• [WRITTEN TASK]: Starting at the first line of the data below, retype every line up to and including the one containing "Chart.register(...registerables);".

• [DATA SEGMENT]:
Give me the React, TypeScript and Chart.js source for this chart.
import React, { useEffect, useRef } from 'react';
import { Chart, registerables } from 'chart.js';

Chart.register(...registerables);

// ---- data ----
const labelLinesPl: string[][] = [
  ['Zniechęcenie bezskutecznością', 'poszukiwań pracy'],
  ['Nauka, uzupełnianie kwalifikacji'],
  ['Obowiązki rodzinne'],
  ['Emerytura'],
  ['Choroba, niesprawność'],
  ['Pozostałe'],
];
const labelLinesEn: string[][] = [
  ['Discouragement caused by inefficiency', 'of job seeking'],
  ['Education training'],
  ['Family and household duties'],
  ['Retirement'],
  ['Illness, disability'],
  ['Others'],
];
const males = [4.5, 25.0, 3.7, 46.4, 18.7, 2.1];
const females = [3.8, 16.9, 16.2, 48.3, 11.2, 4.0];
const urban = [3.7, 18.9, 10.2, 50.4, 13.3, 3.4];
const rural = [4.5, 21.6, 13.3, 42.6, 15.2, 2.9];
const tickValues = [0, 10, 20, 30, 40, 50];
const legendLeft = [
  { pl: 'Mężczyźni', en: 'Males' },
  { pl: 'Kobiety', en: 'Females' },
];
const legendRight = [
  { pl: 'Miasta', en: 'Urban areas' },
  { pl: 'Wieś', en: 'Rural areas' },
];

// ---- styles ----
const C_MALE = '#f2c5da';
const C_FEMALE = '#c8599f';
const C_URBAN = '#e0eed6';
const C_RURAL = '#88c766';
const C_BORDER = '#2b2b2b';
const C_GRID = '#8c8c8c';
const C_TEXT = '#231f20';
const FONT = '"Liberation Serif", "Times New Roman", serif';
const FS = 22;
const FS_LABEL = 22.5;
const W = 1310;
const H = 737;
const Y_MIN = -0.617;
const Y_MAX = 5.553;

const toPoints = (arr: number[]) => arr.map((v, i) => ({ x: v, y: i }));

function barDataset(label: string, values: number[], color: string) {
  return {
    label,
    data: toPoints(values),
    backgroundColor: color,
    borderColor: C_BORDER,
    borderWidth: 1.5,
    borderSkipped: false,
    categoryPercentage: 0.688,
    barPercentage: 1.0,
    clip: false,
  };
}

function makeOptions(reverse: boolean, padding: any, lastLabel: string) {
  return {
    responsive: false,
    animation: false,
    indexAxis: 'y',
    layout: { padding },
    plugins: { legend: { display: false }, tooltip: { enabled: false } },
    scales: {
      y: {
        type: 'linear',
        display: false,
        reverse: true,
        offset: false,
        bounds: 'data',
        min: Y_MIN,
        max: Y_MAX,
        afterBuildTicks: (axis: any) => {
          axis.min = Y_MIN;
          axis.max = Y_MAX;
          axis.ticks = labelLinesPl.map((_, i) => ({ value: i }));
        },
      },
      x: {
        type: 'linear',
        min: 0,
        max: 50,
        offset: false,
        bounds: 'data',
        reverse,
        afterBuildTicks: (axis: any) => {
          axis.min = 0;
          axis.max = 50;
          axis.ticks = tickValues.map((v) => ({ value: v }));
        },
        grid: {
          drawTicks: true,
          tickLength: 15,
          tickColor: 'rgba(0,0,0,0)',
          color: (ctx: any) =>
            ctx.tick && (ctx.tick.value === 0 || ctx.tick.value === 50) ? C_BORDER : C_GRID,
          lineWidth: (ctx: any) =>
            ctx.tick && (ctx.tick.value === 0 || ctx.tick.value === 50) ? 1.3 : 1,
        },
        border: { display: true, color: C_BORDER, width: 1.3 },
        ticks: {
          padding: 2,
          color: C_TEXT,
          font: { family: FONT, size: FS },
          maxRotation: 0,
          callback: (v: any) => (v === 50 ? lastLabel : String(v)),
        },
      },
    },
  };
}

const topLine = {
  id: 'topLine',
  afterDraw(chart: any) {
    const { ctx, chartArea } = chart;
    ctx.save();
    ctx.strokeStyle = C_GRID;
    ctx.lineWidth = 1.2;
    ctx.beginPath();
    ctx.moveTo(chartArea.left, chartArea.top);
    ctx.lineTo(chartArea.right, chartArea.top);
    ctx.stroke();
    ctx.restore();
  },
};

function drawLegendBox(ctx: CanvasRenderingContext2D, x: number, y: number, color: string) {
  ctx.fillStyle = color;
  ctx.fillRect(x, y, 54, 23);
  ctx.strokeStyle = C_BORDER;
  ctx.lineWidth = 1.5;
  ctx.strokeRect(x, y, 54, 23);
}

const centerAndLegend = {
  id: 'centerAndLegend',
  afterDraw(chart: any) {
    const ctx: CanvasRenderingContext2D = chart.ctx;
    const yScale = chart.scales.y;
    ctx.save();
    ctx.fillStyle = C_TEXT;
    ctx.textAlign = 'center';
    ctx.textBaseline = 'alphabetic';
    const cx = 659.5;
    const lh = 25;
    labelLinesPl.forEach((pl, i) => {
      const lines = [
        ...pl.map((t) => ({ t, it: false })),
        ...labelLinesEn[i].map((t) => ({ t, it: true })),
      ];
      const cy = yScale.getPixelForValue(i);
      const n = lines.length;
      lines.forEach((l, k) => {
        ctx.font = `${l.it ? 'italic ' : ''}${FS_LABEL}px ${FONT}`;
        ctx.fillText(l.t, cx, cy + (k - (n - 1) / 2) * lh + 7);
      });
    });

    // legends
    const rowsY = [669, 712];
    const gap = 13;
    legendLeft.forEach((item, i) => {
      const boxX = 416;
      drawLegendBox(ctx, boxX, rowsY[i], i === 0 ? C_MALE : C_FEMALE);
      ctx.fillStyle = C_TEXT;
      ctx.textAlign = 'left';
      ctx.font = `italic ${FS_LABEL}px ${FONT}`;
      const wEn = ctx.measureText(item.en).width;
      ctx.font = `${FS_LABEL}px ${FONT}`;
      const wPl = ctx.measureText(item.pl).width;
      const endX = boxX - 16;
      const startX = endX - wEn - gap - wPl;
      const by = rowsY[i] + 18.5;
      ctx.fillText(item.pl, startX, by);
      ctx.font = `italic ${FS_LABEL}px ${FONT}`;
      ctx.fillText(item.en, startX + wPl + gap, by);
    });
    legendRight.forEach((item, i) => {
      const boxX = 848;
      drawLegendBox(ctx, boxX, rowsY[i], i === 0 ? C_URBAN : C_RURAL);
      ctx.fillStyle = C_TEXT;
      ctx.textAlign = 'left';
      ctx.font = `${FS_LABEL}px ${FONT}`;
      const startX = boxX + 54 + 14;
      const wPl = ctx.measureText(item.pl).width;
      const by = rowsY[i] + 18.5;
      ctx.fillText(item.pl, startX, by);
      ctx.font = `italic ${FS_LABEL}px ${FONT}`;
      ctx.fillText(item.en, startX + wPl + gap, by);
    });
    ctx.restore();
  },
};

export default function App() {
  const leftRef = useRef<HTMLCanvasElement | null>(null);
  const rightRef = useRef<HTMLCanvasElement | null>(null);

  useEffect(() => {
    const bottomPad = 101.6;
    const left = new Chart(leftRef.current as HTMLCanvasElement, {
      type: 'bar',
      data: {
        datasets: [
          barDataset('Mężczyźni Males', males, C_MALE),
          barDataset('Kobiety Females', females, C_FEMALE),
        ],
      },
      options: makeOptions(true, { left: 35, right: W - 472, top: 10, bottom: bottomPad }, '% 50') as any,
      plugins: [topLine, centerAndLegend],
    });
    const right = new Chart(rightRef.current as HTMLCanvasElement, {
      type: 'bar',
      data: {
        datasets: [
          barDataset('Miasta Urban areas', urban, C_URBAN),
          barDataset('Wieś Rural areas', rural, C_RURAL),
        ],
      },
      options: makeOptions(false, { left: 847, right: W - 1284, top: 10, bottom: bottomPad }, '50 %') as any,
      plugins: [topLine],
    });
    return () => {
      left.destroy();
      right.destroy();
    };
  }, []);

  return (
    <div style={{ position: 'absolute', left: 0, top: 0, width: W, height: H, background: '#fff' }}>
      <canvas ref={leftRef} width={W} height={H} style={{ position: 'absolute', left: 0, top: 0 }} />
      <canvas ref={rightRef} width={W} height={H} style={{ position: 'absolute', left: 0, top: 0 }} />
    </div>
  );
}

• [FINAL RESULT]:
Give me the React, TypeScript and Chart.js source for this chart.
import React, { useEffect, useRef } from 'react';
import { Chart, registerables } from 'chart.js';

Chart.register(...registerables);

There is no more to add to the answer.